• TO BE DONE:
Begin with the opening line of the records and extract each line through the one holding "from matplotlib.patches import"; pictures are not part of the copy.
_ _ _
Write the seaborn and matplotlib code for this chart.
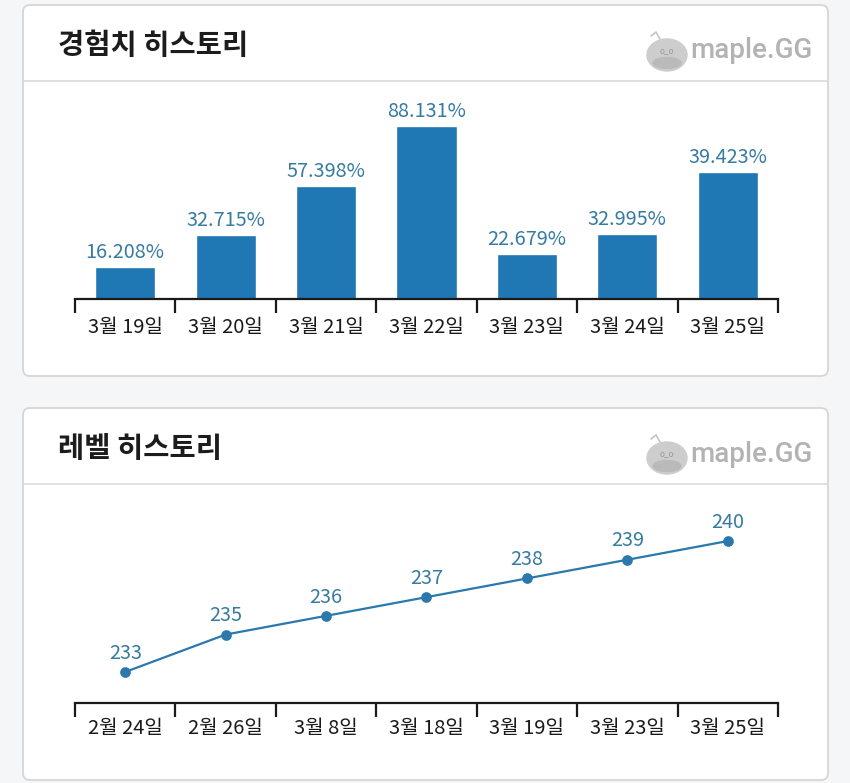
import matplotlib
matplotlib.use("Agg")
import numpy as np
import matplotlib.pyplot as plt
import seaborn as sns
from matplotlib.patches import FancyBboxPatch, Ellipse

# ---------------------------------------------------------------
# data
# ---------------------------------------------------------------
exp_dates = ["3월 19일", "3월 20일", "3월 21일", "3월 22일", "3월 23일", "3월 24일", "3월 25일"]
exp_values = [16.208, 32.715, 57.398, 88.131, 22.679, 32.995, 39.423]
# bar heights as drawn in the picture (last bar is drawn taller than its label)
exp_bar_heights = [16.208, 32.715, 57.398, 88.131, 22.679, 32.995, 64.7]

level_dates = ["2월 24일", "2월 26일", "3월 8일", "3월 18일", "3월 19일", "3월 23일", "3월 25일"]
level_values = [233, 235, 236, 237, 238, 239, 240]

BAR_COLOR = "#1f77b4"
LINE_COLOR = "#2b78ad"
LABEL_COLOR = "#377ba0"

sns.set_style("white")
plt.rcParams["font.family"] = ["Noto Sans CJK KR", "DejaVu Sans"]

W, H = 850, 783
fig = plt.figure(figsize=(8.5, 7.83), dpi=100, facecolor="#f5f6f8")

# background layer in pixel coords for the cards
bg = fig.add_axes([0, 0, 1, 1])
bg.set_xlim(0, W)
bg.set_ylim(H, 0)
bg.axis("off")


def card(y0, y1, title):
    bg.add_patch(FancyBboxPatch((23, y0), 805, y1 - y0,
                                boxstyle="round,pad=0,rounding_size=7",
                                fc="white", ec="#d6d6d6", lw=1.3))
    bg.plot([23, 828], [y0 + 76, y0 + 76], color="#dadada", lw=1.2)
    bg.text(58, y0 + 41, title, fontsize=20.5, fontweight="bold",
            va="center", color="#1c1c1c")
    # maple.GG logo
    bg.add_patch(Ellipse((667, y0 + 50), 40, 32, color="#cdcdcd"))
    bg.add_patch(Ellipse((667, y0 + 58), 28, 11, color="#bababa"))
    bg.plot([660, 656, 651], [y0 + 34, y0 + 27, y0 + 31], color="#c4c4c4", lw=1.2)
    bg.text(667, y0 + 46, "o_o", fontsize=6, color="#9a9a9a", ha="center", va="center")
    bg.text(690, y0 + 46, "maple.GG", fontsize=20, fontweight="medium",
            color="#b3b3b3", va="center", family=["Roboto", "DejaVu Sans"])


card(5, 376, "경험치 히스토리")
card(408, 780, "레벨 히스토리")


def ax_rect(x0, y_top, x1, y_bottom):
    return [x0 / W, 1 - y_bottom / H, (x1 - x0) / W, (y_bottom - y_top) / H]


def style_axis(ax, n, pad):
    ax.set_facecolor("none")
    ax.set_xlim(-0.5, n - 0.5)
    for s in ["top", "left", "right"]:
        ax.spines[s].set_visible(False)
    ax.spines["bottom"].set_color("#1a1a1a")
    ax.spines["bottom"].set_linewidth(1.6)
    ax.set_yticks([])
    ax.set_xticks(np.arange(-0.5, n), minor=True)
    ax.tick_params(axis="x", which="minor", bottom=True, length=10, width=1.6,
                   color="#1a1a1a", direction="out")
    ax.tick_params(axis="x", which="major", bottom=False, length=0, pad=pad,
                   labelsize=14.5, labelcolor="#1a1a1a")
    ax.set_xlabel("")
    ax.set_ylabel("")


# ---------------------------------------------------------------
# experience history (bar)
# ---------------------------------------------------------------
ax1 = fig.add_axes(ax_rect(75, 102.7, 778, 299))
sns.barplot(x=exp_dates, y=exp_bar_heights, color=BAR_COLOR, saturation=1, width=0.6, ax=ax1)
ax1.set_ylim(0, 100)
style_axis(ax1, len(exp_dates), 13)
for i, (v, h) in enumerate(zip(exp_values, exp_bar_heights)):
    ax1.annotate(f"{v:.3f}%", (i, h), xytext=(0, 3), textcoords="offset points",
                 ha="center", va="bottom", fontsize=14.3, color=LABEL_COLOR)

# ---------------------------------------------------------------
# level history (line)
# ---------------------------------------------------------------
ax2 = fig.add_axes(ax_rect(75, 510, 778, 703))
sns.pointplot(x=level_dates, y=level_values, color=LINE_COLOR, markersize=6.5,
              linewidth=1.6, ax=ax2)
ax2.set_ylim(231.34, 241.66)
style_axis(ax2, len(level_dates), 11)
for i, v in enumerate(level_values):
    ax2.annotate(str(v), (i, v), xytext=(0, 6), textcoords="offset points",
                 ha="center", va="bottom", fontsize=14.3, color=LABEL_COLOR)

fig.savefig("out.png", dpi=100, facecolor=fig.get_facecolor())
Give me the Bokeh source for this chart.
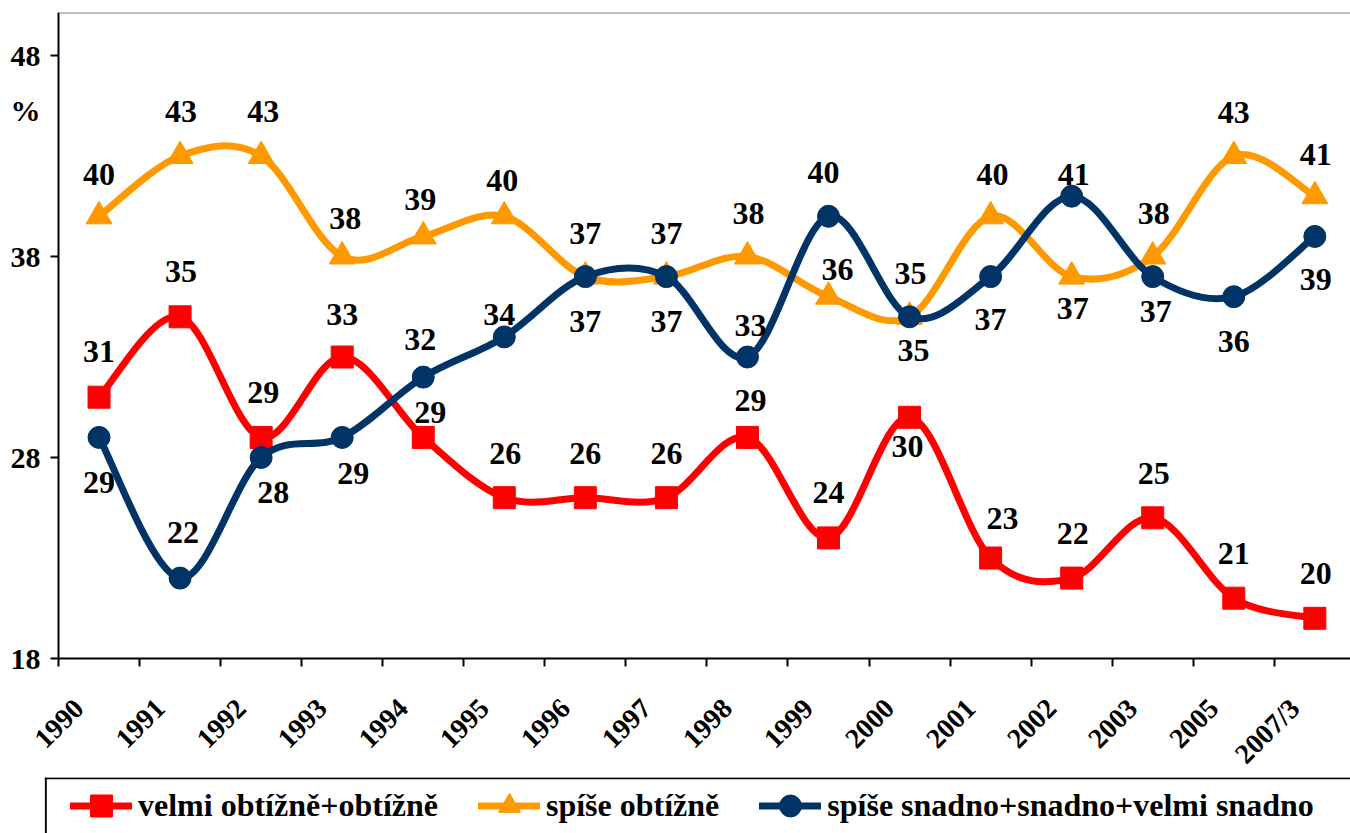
_ _ _
• OUTPUT FOR THIS TASK:
Write the seaborn and matplotlib code for this chart.
import matplotlib
matplotlib.use("Agg")
import numpy as np
import matplotlib.pyplot as plt
import seaborn as sns
from matplotlib.patches import FancyBboxPatch, Ellipse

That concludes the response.